> _WRITTEN TASK_:
Word for word, copy all the data and drop the pictures.

> _RECORDED INFORMATION_:
----

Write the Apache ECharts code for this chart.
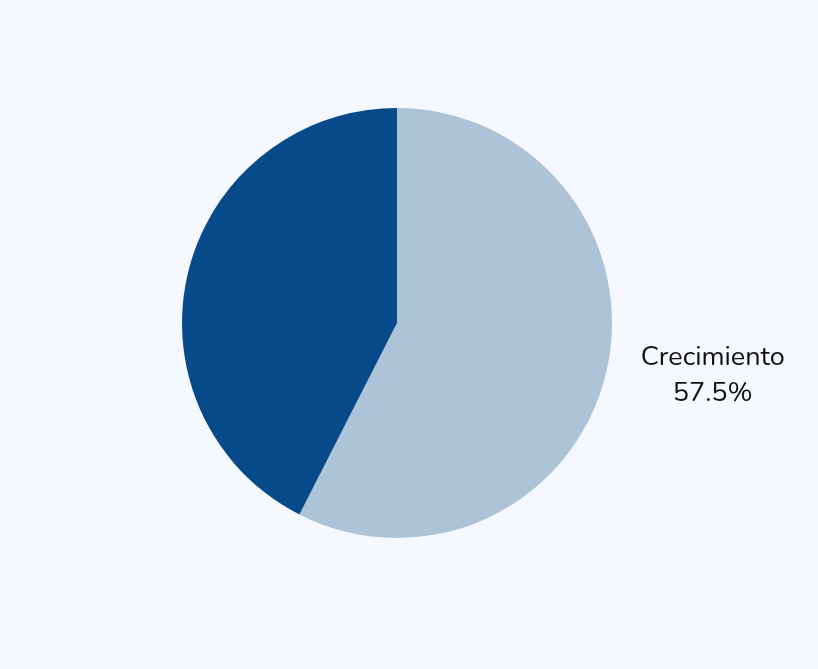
<!DOCTYPE html>
<html>
<head>
<meta charset="utf-8">
<script src="https://cdn.jsdelivr.net/npm/echarts@6/dist/echarts.min.js"></script>
<style>
  html, body { margin: 0; padding: 0; background: #f5f8ff; }
  #chart { width: 818px; height: 669px; }
</style>
</head>
<body>
<div id="chart"></div>
<script>
  var categories = ['Crecimiento', 'Burocracia'];
  var values = [57.5, 42.5];
  var colors = ['#adc3d8', '#064a8a'];

  var chart = echarts.init(document.getElementById('chart'));
  chart.setOption({
    backgroundColor: '#f5f8ff',
    animation: false,
    series: [{
      type: 'pie',
      center: [397, 323],
      radius: 215,
      startAngle: 90,
      clockwise: true,
      data: categories.map(function (c, i) {
        return { name: c, value: values[i], itemStyle: { color: colors[i] } };
      }),
      label: {
        position: 'outside',
        formatter: function (p) { return '{n|' + p.name + '}\n{n|' + p.value.toFixed(1) + '%}'; },
        rich: {
          n: { width: 180, align: 'center', fontSize: 27, lineHeight: 36,
               color: '#111', fontFamily: 'Nunito, Lato, "Noto Sans", sans-serif' }
        }
      },
      labelLine: { show: false, length: 12, length2: 0 },
      emphasis: { disabled: true }
    }]
  });
</script>
</body>
</html>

----

> _THE OUTPUT_:
Write the Apache ECharts code for this chart.
<!DOCTYPE html>
<html>
<head>
<meta charset="utf-8">
<script src="https://cdn.jsdelivr.net/npm/echarts@6/dist/echarts.min.js"></script>
<style>
  html, body { margin: 0; padding: 0; background: #f5f8ff; }
  #chart { width: 818px; height: 669px; }
</style>
</head>
<body>
<div id="chart"></div>
<script>
  var categories = ['Crecimiento', 'Burocracia'];
  var values = [57.5, 42.5];
  var colors = ['#adc3d8', '#064a8a'];

  var chart = echarts.init(document.getElementById('chart'));
  chart.setOption({
    backgroundColor: '#f5f8ff',
    animation: false,
    series: [{
      type: 'pie',
      center: [397, 323],
      radius: 215,
      startAngle: 90,
      clockwise: true,
      data: categories.map(function (c, i) {
        return { name: c, value: values[i], itemStyle: { color: colors[i] } };
      }),
      label: {
        position: 'outside',
        formatter: function (p) { return '{n|' + p.name + '}\n{n|' + p.value.toFixed(1) + '%}'; },
        rich: {
          n: { width: 180, align: 'center', fontSize: 27, lineHeight: 36,
               color: '#111', fontFamily: 'Nunito, Lato, "Noto Sans", sans-serif' }
        }
      },
      labelLine: { show: false, length: 12, length2: 0 },
      emphasis: { disabled: true }
    }]
  });
</script>
</body>
</html>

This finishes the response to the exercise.